All URLs/titles in one input file must be in/on the same package/platform.
If your URLs are prefixed with proxy strings, and you are running the script from a location where proxying isn't needed for access, deleting the proxy strings from the URLs first will speed up the script. Use Excel Replace All to do this.
Put the input file in the rubyscripts directory. Example location: C:\Users\you\rubyscripts\inputfile.csv
Run the script
- Open your command line shell (this will be Windows PowerShell for most Windows users)
- In shell, move to the rubyscripts directory. Given the example locations listed above, you will type the following and then hit Enter:
In your command line shell, type (substitute in the name of your actual input file and the desired name for your actual output file):
jruby -S access_checker.rb inputfile.csv outputfile.csv
You may run into trouble if the filenames or directory names you need to point the Access Checker to contain spaces. In this case, it may work if you enclose the input and output file names/paths with double quotes:
jruby -S access_checker.rb "C:\Users\Your Name\access checker\inputfile.csv" "C:\Users\Your Name\access checker\outputfile.csv"
Include optional arguments like so:
- jruby -S access_checker.rb [arguments] [input] [output]
- for example: jruby -S access_checker.rb -t -b inputfile.txt outputfile.csv
-t (or --tab_delimited):
the input file is read as a tab-delimited file rather than a csv. If newlines or tabs are contained in the data fields themselves, this could cause errors.
-b (or --write_utf8_bom)
when writing to a new (non-existing) output file, manually add a UTF-8 BOM (primary use case: allowing Excel to directly open the csv with proper encoding). Has no effect if appending to an existing output file.
When asked to input "Package?" enter the 3-4 letter code from the list above the input prompt.
Script will output a .csv file containing all data from the input file, with a new "access" column appended.
If the script chokes/dies (or you need to otherwise stop it) while running...
You don't have to start over from the beginning. Remove all rows already checked (i.e. included in the output file) from the input file and restart the script, using the same output file location.

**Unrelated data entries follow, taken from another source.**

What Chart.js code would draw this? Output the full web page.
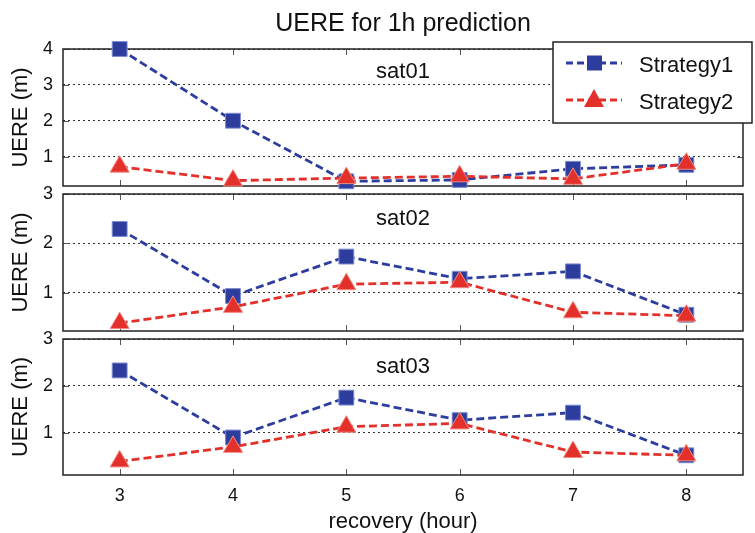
<!DOCTYPE html>
<html lang="en">
<head>
<meta charset="UTF-8">
<title>UERE for 1h prediction</title>
<script src="https://cdn.jsdelivr.net/npm/chart.js"></script>
<style>
  body { margin: 0; background: #fff; }
  #wrap { position: relative; width: 755px; height: 533px; overflow: hidden; }
  .panel { position: absolute; left: 0; width: 755px; }
</style>
</head>
<body>
<div id="wrap">
  <div class="panel" style="top:0;height:200px"><canvas id="sat01"></canvas></div>
  <div class="panel" style="top:170px;height:175px"><canvas id="sat02"></canvas></div>
  <div class="panel" style="top:315px;height:220px"><canvas id="sat03"></canvas></div>
</div>
<script>
  const hours = [3, 4, 5, 6, 7, 8];
  const xTicks = [3, 4, 5, 6, 7, 8];
  const seriesNames = ['Strategy1', 'Strategy2'];

  const sat01S1 = [4.0, 2.0, 0.31, 0.35, 0.66, 0.77];
  const sat01S2 = [0.72, 0.33, 0.40, 0.45, 0.38, 0.80];
  const sat02S1 = [2.29, 0.93, 1.73, 1.28, 1.43, 0.55];
  const sat02S2 = [0.38, 0.71, 1.17, 1.21, 0.60, 0.53];
  const sat03S1 = [2.33, 0.90, 1.75, 1.27, 1.43, 0.52];
  const sat03S2 = [0.39, 0.70, 1.13, 1.20, 0.59, 0.52];

  const yTicks01 = [1, 2, 3, 4];
  const yTicks02 = [1, 2, 3];
  const yTicks03 = [1, 2, 3];

  const BLUE = '#2c3d9e';
  const RED = '#e3302a';
  const FONT = '"Liberation Sans", Arial, Helvetica, sans-serif';

  Chart.defaults.font.family = FONT;
  Chart.defaults.color = '#111';

  // box, inward tick marks and the satellite label
  const framePlugin = {
    id: 'frame',
    beforeDatasetsDraw(chart, args, opts) {
      const { ctx, chartArea: a, scales: { x, y } } = chart;
      ctx.save();
      ctx.strokeStyle = '#555';
      ctx.lineWidth = 1;
      ctx.beginPath();
      xTicks.forEach(v => {
        const px = Math.round(x.getPixelForValue(v)) + 0.5;
        ctx.moveTo(px, a.top); ctx.lineTo(px, a.top + 6);
        ctx.moveTo(px, a.bottom); ctx.lineTo(px, a.bottom - 6);
      });
      y.ticks.forEach(t => {
        const py = Math.round(y.getPixelForValue(t.value)) + 0.5;
        ctx.moveTo(a.left, py); ctx.lineTo(a.left + 6, py);
        ctx.moveTo(a.right, py); ctx.lineTo(a.right - 6, py);
      });
      ctx.stroke();
      ctx.strokeStyle = '#222';
      ctx.lineWidth = 1.5;
      ctx.strokeRect(a.left, a.top, a.width, a.height);
      ctx.fillStyle = '#111';
      ctx.font = '22px ' + FONT;
      ctx.textAlign = 'center';
      ctx.textBaseline = 'alphabetic';
      ctx.fillText(opts.label, (a.left + a.right) / 2, a.top + opts.labelOffset);
      ctx.restore();
    }
  };

  // figure title + legend, drawn on the first panel
  const headerPlugin = {
    id: 'header',
    afterDraw(chart, args, opts) {
      if (!opts.show) return;
      const { ctx, chartArea: a } = chart;
      ctx.save();
      ctx.fillStyle = '#111';
      ctx.font = '25px ' + FONT;
      ctx.textAlign = 'center';
      ctx.textBaseline = 'alphabetic';
      ctx.fillText('UERE for 1h prediction', (a.left + a.right) / 2, 31);

      // legend box
      ctx.fillStyle = '#fff';
      ctx.fillRect(553, 42, 199, 81);
      ctx.strokeStyle = '#222';
      ctx.lineWidth = 1.5;
      ctx.strokeRect(553, 42, 199, 81);

      const rows = [
        { name: seriesNames[0], color: BLUE, y: 63, marker: 'rect' },
        { name: seriesNames[1], color: RED, y: 100, marker: 'triangle' }
      ];
      rows.forEach(r => {
        ctx.strokeStyle = r.color;
        ctx.lineWidth = 2.8;
        ctx.setLineDash([7, 4]);
        ctx.beginPath();
        ctx.moveTo(566, r.y); ctx.lineTo(622, r.y);
        ctx.stroke();
        ctx.setLineDash([]);
        ctx.fillStyle = r.color;
        ctx.beginPath();
        if (r.marker === 'rect') {
          ctx.rect(587, r.y - 7.5, 15, 15);
        } else {
          ctx.moveTo(594, r.y - 11);
          ctx.lineTo(604, r.y + 7);
          ctx.lineTo(584, r.y + 7);
          ctx.closePath();
        }
        ctx.fill();
        ctx.fillStyle = '#111';
        ctx.font = '22px ' + FONT;
        ctx.textAlign = 'left';
        ctx.fillText(r.name, 639, r.y + 8.5);
      });
      ctx.restore();
    }
  };

  function makePanel(id, s1, s2, yMin, yMax, yTicks, pad, labelOffset, isBottom, isTop) {
    new Chart(document.getElementById(id), {
      type: 'line',
      data: {
        datasets: [
          {
            label: seriesNames[0],
            data: hours.map((h, i) => ({ x: h, y: s1[i] })),
            borderColor: BLUE,
            backgroundColor: BLUE,
            borderWidth: 2.8,
            borderDash: [8, 4],
            pointStyle: 'rect',
            pointRadius: 10.5,
            pointBorderColor: '#7d8bd0',
            pointBorderWidth: 1,
            clip: false,
            order: 1
          },
          {
            label: seriesNames[1],
            data: hours.map((h, i) => ({ x: h, y: s2[i] })),
            borderColor: RED,
            backgroundColor: RED,
            borderWidth: 2.8,
            borderDash: [8, 4],
            pointStyle: 'triangle',
            pointRadius: 11,
            pointBorderColor: '#f08a80',
            pointBorderWidth: 1,
            clip: false,
            order: 0
          }
        ]
      },
      options: {
        responsive: true,
        maintainAspectRatio: false,
        animation: false,
        layout: { padding: { left: 8, right: 2, top: pad.top, bottom: pad.bottom } },
        plugins: {
          legend: { display: false },
          tooltip: { enabled: false },
          frame: { label: id, labelOffset: labelOffset },
          header: { show: isTop }
        },
        scales: {
          x: {
            type: 'linear',
            min: 2.5,
            max: 8.5,
            display: isBottom,
            afterBuildTicks: s => { s.ticks = xTicks.map(v => ({ value: v })); },
            afterFit: s => { s.height = isBottom ? 60 : 0; },
            grid: { display: false },
            border: { display: false },
            ticks: { padding: 2, font: { size: 18 }, color: '#111' },
            title: {
              display: true,
              text: 'recovery (hour)',
              font: { size: 22 },
              color: '#111',
              padding: { top: 0, bottom: 0 }
            }
          },
          y: {
            type: 'linear',
            min: yMin,
            max: yMax,
            afterBuildTicks: s => { s.ticks = yTicks.map(v => ({ value: v })); },
            afterFit: s => { s.width = 55; },
            grid: { color: '#333', lineWidth: 1, drawTicks: true, tickLength: 8, tickColor: 'rgba(0,0,0,0)' },
            border: { display: false, dash: [2, 3] },
            ticks: { padding: 2, font: { size: 18 }, color: '#111' },
            title: {
              display: true,
              text: 'UERE (m)',
              font: { size: 22 },
              color: '#111',
              padding: { top: 0, bottom: 0 }
            }
          }
        }
      },
      plugins: [framePlugin, headerPlugin]
    });
  }

  makePanel('sat01', sat01S1, sat01S2, 0.18, 4, yTicks01, { top: 49, bottom: 14 }, 29, false, true);
  makePanel('sat02', sat02S1, sat02S2, 0.22, 3, yTicks02, { top: 24, bottom: 14 }, 31, false, false);
  makePanel('sat03', sat03S1, sat03S2, 0.1, 3, yTicks03, { top: 24, bottom: 0 }, 34, true, false);
</script>
</body>
</html>
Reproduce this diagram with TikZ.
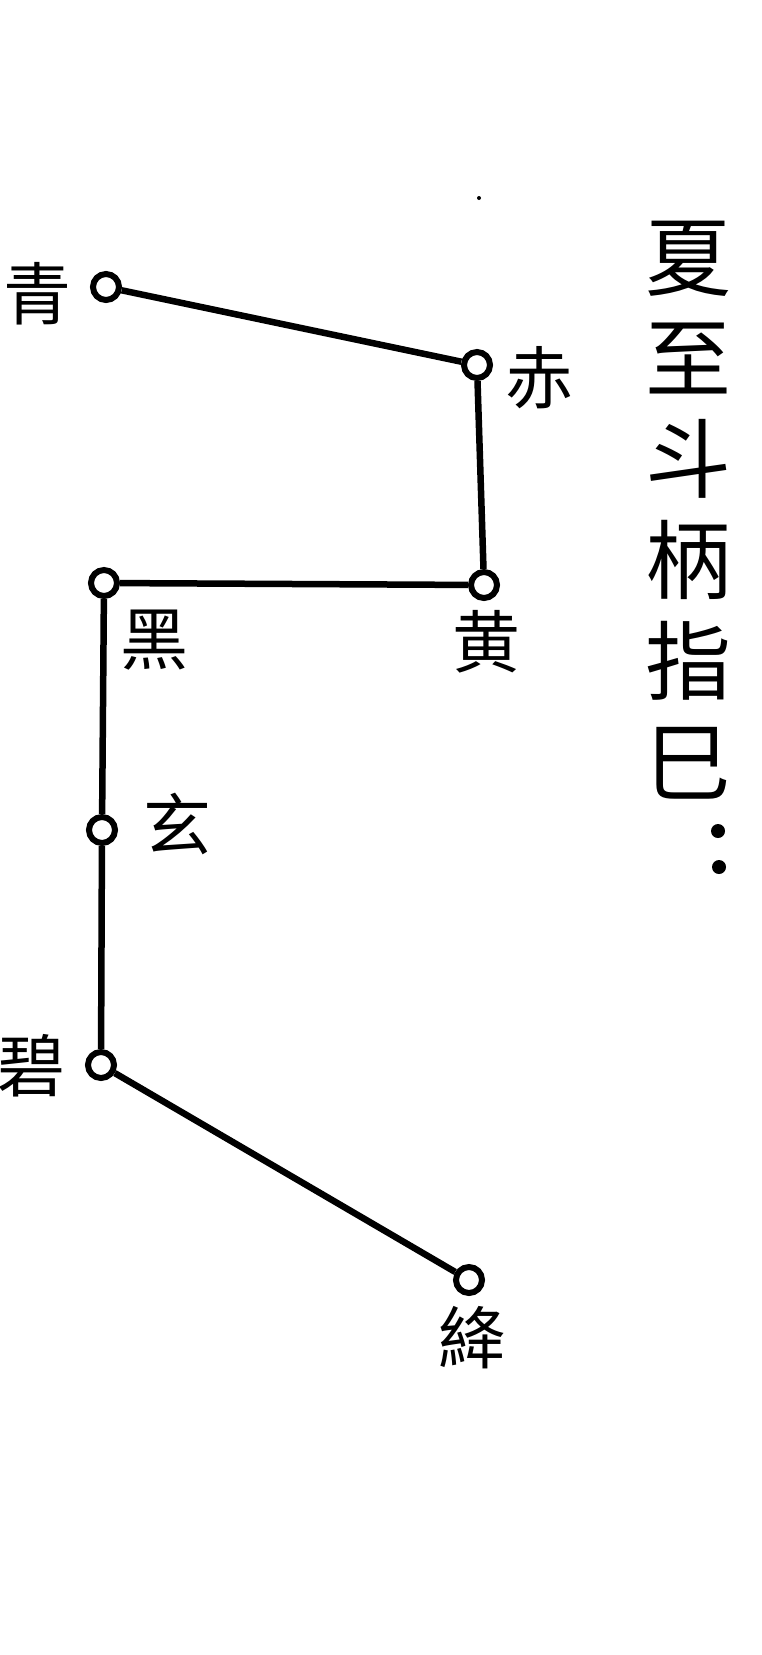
\documentclass[tikz,border=0pt]{standalone}
\usepackage{fontspec}
\newfontfamily\cjk{Noto Sans CJK SC}
\usepackage{tikz}

\tikzset{
  star/.style={circle,draw,line width=6pt,minimum size=26pt,inner sep=0pt,fill=white},
  lbl/.style={font=\cjk\fontsize{68pt}{68pt}\selectfont,inner sep=0pt},
}

\begin{document}
\begin{tikzpicture}[x=1pt,y=-1pt]
		\useasboundingbox (0,0) rectangle (761,1655);

		\node[star] (qing) at (106,287) {};
		\node[star] (chi) at (477,365) {};
		\node[star] (huang) at (484,585) {};
		\node[star] (hei) at (104,583) {};
		\node[star] (xuan) at (102,830) {};
		\node[star] (bi) at (101,1065) {};
		\node[star] (jiang) at (469,1280) {};

		\draw[line width=6.5pt] (qing) -- (chi) -- (huang) -- (hei) -- (xuan) -- (bi) -- (jiang);

		\node[lbl] (lqing) at (38,294) {青};
		\node[lbl] (lchi) at (539,378) {赤};
		\node[lbl] (lhuang) at (486,642) {黄};
		\node[lbl] (lhei) at (154,640) {黑};
		\node[lbl] (lxuan) at (177,824) {玄};
		\node[lbl] (lbi) at (32,1066) {碧};
		\node[lbl] (ljiang) at (472,1338) {絳};

		\node[font=\cjk\fontsize{86pt}{101pt}\selectfont,align=center,inner sep=0pt] (title) at (688,510) {夏\\至\\斗\\柄\\指\\巳};
		\fill (718,831) circle [radius=7];
		\fill (719,867) circle [radius=7];

		\fill (479,198) circle [radius=2];
	\end{tikzpicture}
\end{document}
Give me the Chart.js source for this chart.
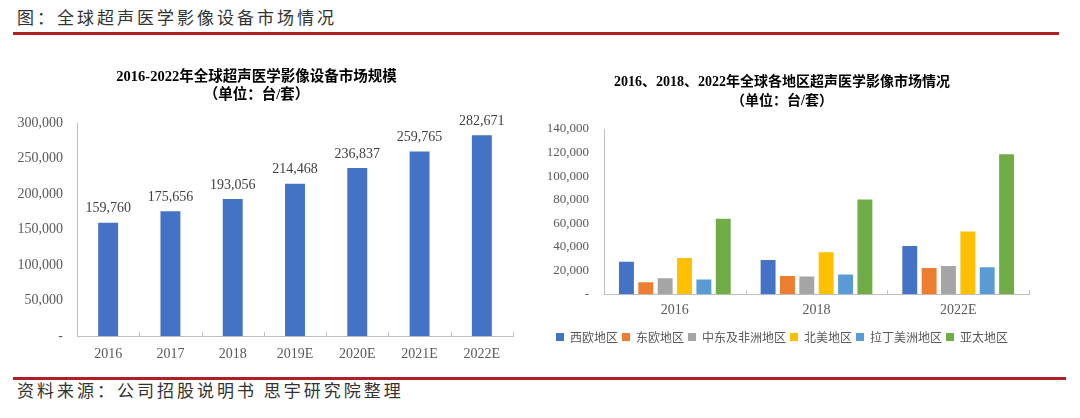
<!DOCTYPE html>
<html>
<head>
<meta charset="utf-8">
<script src="https://cdn.jsdelivr.net/npm/chart.js@4.4.0/dist/chart.umd.min.js"></script>
<style>
  body { margin: 0; background: #fff; width: 1080px; height: 418px; position: relative; overflow: hidden; }
  .cap { position: absolute; left: 17px; font: 17px 'Noto Sans CJK SC', sans-serif; letter-spacing: 3px; color: #333; white-space: nowrap; }
  .rule { position: absolute; height: 3px; background: #B01F24; }
  .box { position: absolute; }
</style>
</head>
<body>
<div class="cap" style="top:4px;">图：全球超声医学影像设备市场情况</div>
<div class="rule" style="left:13px; top:32px; width:1046px;"></div>
<div class="box" style="left:0; top:50px; width:535px; height:323px;"><canvas id="left"></canvas></div>
<div class="box" style="left:535px; top:50px; width:545px; height:320px;"><canvas id="right"></canvas></div>
<div class="rule" style="left:13px; top:377px; width:1053px;"></div>
<div class="cap" style="top:377px;">资料来源：公司招股说明书 思宇研究院整理</div>
<script>
var years = ['2016', '2017', '2018', '2019E', '2020E', '2021E', '2022E'];
var units = [159760, 175656, 193056, 214468, 236837, 259765, 282671];

var regionYears = ['2016', '2018', '2022E'];
var regions = ['西欧地区', '东欧地区', '中东及非洲地区', '北美地区', '拉丁美洲地区', '亚太地区'];
var regionColors = ['#4472C4', '#ED7D31', '#A5A5A5', '#FFC000', '#5B9BD5', '#70AD47'];
var westEurope = [27600, 29000, 40800];
var eastEurope = [10100, 15500, 22300];
var middleEastAfrica = [13500, 14900, 23900];
var northAmerica = [30700, 35500, 53200];
var latinAmerica = [12400, 16600, 22800];
var asiaPacific = [63900, 80300, 118600];

var serif = "'Liberation Serif', 'Noto Sans CJK SC', serif";
var axisGray = '#BFBFBF';
var textGray = '#595959';

function fmt(v) {
  if (v === 0) return '-';
  return v.toLocaleString('en-US');
}

// tick marks pointing up from the x axis, at category boundaries
var upTicks = {
  id: 'upTicks',
  afterDatasetsDraw: function(chart) {
    var x = chart.scales.x, ctx = chart.ctx;
    var n = x.ticks.length;
    ctx.save();
    ctx.strokeStyle = axisGray;
    ctx.lineWidth = 1;
    for (var i = 0; i <= n; i++) {
      var px = Math.round(x.left + i * x.width / n) + 0.5;
      ctx.beginPath();
      ctx.moveTo(px, x.top);
      ctx.lineTo(px, x.top - 4);
      ctx.stroke();
    }
    ctx.restore();
  }
};

var barLabels = {
  id: 'barLabels',
  afterDatasetsDraw: function(chart) {
    var ctx = chart.ctx;
    var meta = chart.getDatasetMeta(0);
    ctx.save();
    ctx.font = '14px ' + serif;
    ctx.fillStyle = '#404040';
    ctx.textAlign = 'center';
    ctx.textBaseline = 'middle';
    meta.data.forEach(function(bar, i) {
      ctx.fillText(fmt(chart.data.datasets[0].data[i]), bar.x, bar.y - 14);
    });
    ctx.restore();
  }
};

new Chart(document.getElementById('left'), {
  type: 'bar',
  data: {
    labels: years,
    datasets: [{ data: units, backgroundColor: '#4472C4', borderWidth: 0, barPercentage: 0.32, categoryPercentage: 1 }]
  },
  options: {
    responsive: true,
    maintainAspectRatio: false,
    animation: false,
    layout: { padding: { left: 0, right: 22, top: 0, bottom: 0 } },
    plugins: {
      legend: { display: false },
      tooltip: { enabled: false },
      title: {
        display: true,
        text: ['2016-2022年全球超声医学影像设备市场规模', '（单位：台/套）'],
        color: '#000',
        font: { family: serif, size: 14.5, weight: 'bold', lineHeight: '18px' },
        padding: { top: 18, bottom: 19 }
      }
    },
    scales: {
      x: {
        grid: { display: false, drawTicks: false },
        border: { color: axisGray },
        ticks: { color: textGray, font: { family: serif, size: 14 }, padding: 10 }
      },
      y: {
        min: 0, max: 300000,
        afterFit: function(s) { s.width = 77; },
        grid: { display: false, drawTicks: false },
        border: { color: axisGray },
        ticks: { stepSize: 50000, color: textGray, font: { family: serif, size: 14 }, padding: 14, callback: fmt }
      }
    }
  },
  plugins: [upTicks, barLabels]
});

var regionData = [westEurope, eastEurope, middleEastAfrica, northAmerica, latinAmerica, asiaPacific];

new Chart(document.getElementById('right'), {
  type: 'bar',
  data: {
    labels: regionYears,
    datasets: regions.map(function(name, i) {
      return { label: name, data: regionData[i], backgroundColor: regionColors[i], borderWidth: 0, barPercentage: 0.77, categoryPercentage: 0.82 };
    })
  },
  options: {
    responsive: true,
    maintainAspectRatio: false,
    animation: false,
    layout: { padding: { left: 0, right: 51, top: 0, bottom: 17 } },
    plugins: {
      tooltip: { enabled: false },
      legend: {
        position: 'bottom',
        labels: { boxWidth: 8, boxHeight: 8, padding: 4, color: textGray, font: { family: "'Noto Sans CJK SC', sans-serif", size: 12 } }
      },
      title: {
        display: true,
        text: ['2016、2018、2022年全球各地区超声医学影像市场情况', '（单位：台/套）'],
        color: '#000',
        font: { family: serif, size: 14, weight: 'bold', lineHeight: '19px' },
        padding: { top: 23, bottom: 18 }
      }
    },
    scales: {
      x: {
        grid: { display: false, drawTicks: false },
        border: { color: axisGray },
        ticks: { color: textGray, font: { family: serif, size: 14 }, padding: 8 }
      },
      y: {
        min: 0, max: 140000,
        afterFit: function(s) { s.width = 69; },
        grid: { display: false, drawTicks: false },
        border: { color: axisGray },
        ticks: { stepSize: 20000, color: textGray, font: { family: serif, size: 13 }, padding: 15, callback: fmt }
      }
    }
  },
  plugins: [upTicks]
});
</script>
</body>
</html>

The header row will be inserted into the output file again, so watch for that in the final results.
How it works
First, this script does not access, download, or touch ANY actual full-text content hosted by our providers.
It simply visits the landing/description/info page for each ostensibly full-text resource---the page a user clicking the link in a catalog record would be brought to, at the same URL that our ILS link checker would ping.
Depending on the platform/package, it checks for text indicating full or restricted access a) displayed on that page; OR b) buried in the page source code.